# Best day yet part 2 !! - catfish



## Try'n Hard (Oct 23, 2008)

Remember the trot line that I mentioned checking Saturday morning? I baited it with shad and cut bait Friday afternoon, but only had one two pound blue and a fat gar. When I checked it, all the shad were gone with about 6 old water logged pieces of cut bait left on it, I was gonna bait it Saturday afternoon but didn't. Wanted to just leave the dern thing but knew that wasn't right so out to the river I go his morning and lo and behold I start feeling fish on this thing!! I was only going to get it out of the water, but thank goodness I had the net. 2 blue cats, 2 flatheads, and two spoonbills that had tangled the bottom 3rd of the line into an AWEFUL mess. Spoonbills release. Cleaning these jokers was like cleaning a deer but lots of beautiful meat. Grilling flat head right now!! Moral is don't give up on six pieces of waterlogged cut bait!!


----------



## fla_scout (Sep 28, 2007)

Dang it man!


----------



## GROUPERKING (Sep 28, 2011)

It's good to get those kind of surprises.


----------



## Try'n Hard (Oct 23, 2008)

I have a new love...... grilled flathead!!


----------



## billyb (Aug 22, 2012)

Great report. I started baiting 1 trotline along with my bush hooks. You don't always have to use live bait to catch flatheads.


----------



## simpleman (Oct 20, 2007)

Try'n Hard said:


> I have a new love...... grilled flathead!!


how you cook it, I just had some baked flathead in butter&garlic it was good but still not as good as scamp,or gag.


----------



## CatCrusher (Jan 18, 2009)

Grill that belly meat off a big yellow cat and catch and release will never happen for you again. I'm heading up for 3 days right now. Maybe they will bite good!


----------



## Try'n Hard (Oct 23, 2008)

CatCrusher said:


> Grill that belly meat off a big yellow cat and catch and release will never happen for you again. I'm heading up for 3 days right now.
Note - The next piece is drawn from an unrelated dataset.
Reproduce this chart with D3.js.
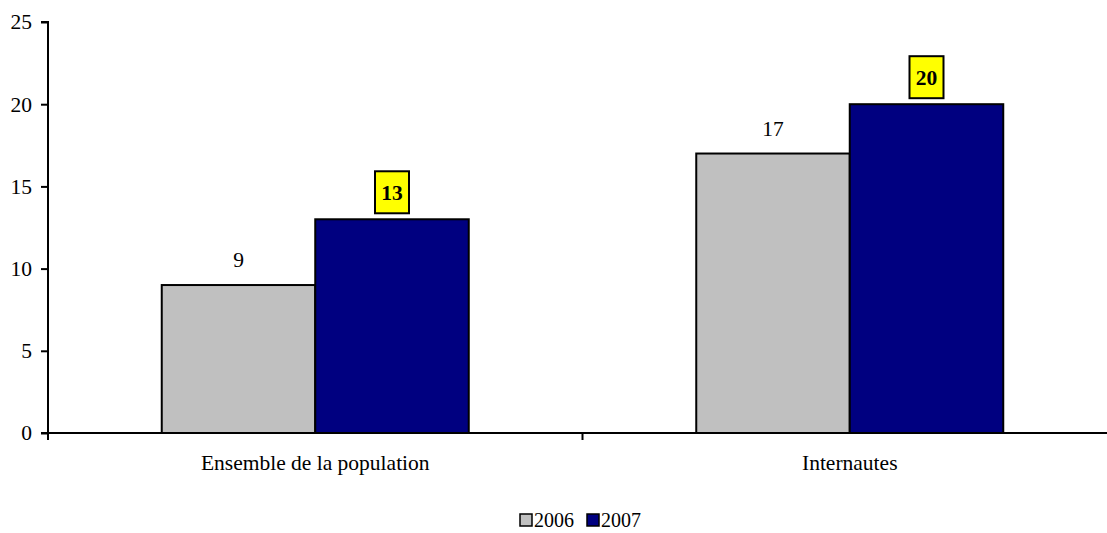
<!DOCTYPE html>
<html><head><meta charset="utf-8">
<script src="https://cdn.jsdelivr.net/npm/d3@7"></script>
<style>body{margin:0;background:#fff;} svg{display:block;} text{font-family:"Liberation Serif","Times New Roman",serif;fill:#000;}</style>
</head><body>
<svg id="c" width="1107" height="533"></svg>
<script>
const categories = ["Ensemble de la population", "Internautes"];
const seriesNames = ["2006", "2007"];
const values2006 = [9, 17];
const values2007 = [13, 20];
const yTicks = [0, 5, 10, 15, 20, 25];
const colors = ["#c0c0c0", "#000080"];

const FS = "21.5px";
const svg = d3.select("#c");
const x0 = 48, y0 = 433, yTop = 22;
const band = 534.5;
const x = d3.scaleBand().domain(categories).range([x0, x0 + band * 2]).paddingInner(0).paddingOuter(0);
const y = d3.scaleLinear().domain([0, 25]).range([y0, yTop]);
const groupW = 307;
const xs = d3.scaleBand().domain(seriesNames).range([0, groupW]).padding(0);

// y axis
const yAxis = d3.axisLeft(y).tickValues(yTicks).tickSize(7).tickPadding(9);
const ga = svg.append("g").attr("transform", `translate(${x0},0)`).call(yAxis);
ga.attr("font-family", null).attr("font-size", null);
ga.select(".domain").attr("stroke", "#000").attr("stroke-width", 2).attr("d", `M-7,${yTop}H0V${y0}`);
ga.selectAll(".tick line").attr("stroke", "#000").attr("stroke-width", 2);
ga.selectAll(".tick text").style("font-size", FS).attr("fill", "#000").attr("dy", "0.32em");

// bars
const data = [values2006, values2007];
categories.forEach((c, i) => {
  const gx = x(c) + (x.bandwidth() - groupW) / 2;
  seriesNames.forEach((s, j) => {
    const v = data[j][i];
    svg.append("rect")
      .attr("x", gx + xs(s)).attr("y", y(v))
      .attr("width", xs.bandwidth()).attr("height", y0 - y(v))
      .attr("fill", colors[j]).attr("stroke", "#000").attr("stroke-width", 2);
    const cx = gx + xs(s) + xs.bandwidth() / 2;
    if (j === 0) {
      svg.append("text").attr("x", cx).attr("y", y(v) - 18).attr("text-anchor", "middle")
        .style("font-size", FS).text(v);
    } else {
      svg.append("rect").attr("x", cx - 17).attr("y", y(v) - 48).attr("width", 34).attr("height", 42)
        .attr("fill", "#ffff00").attr("stroke", "#000").attr("stroke-width", 2);
      svg.append("text").attr("x", cx).attr("y", y(v) - 19.5).attr("text-anchor", "middle")
        .style("font-size", FS).attr("font-weight", "bold").text(v);
    }
  });
});

// x axis
svg.append("line").attr("x1", 41).attr("x2", 1107).attr("y1", y0).attr("y2", y0).attr("stroke", "#000").attr("stroke-width", 2);
svg.append("line").attr("x1", x0).attr("x2", x0).attr("y1", y0).attr("y2", y0 + 7).attr("stroke", "#000").attr("stroke-width", 2);
svg.append("line").attr("x1", x0 + band).attr("x2", x0 + band).attr("y1", y0).attr("y2", y0 + 7).attr("stroke", "#000").attr("stroke-width", 2);
categories.forEach(c => {
  svg.append("text").attr("x", x(c) + x.bandwidth() / 2).attr("y", 470).attr("text-anchor", "middle")
    .style("font-size", FS).text(c);
});

// legend
const leg = svg.append("g");
const lx = [520, 587];
seriesNames.forEach((s, j) => {
  leg.append("rect").attr("x", lx[j]).attr("y", 514).attr("width", 12).attr("height", 12)
    .attr("fill", colors[j]).attr("stroke", "#000").attr("stroke-width", 1.5);
  leg.append("text").attr("x", lx[j] + 14).attr("y", 527).style("font-size", "20px").text(s);
});
</script>
</body></html>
Maybe they will bite good!


I think the front got 'em in a bitin' mood, and catch & release has only happened for me about *twice in 50 years, but I got close yesterday!

*NOTE - I have nothing against catch & release and I encourage ALL of you to practice this important & useful fish management tool!:thumbup::whistling:


----------



## Bodupp (Oct 3, 2007)

Methinks you have built a cabin in paradise ... and you haven't even tapped into the carp yet.


----------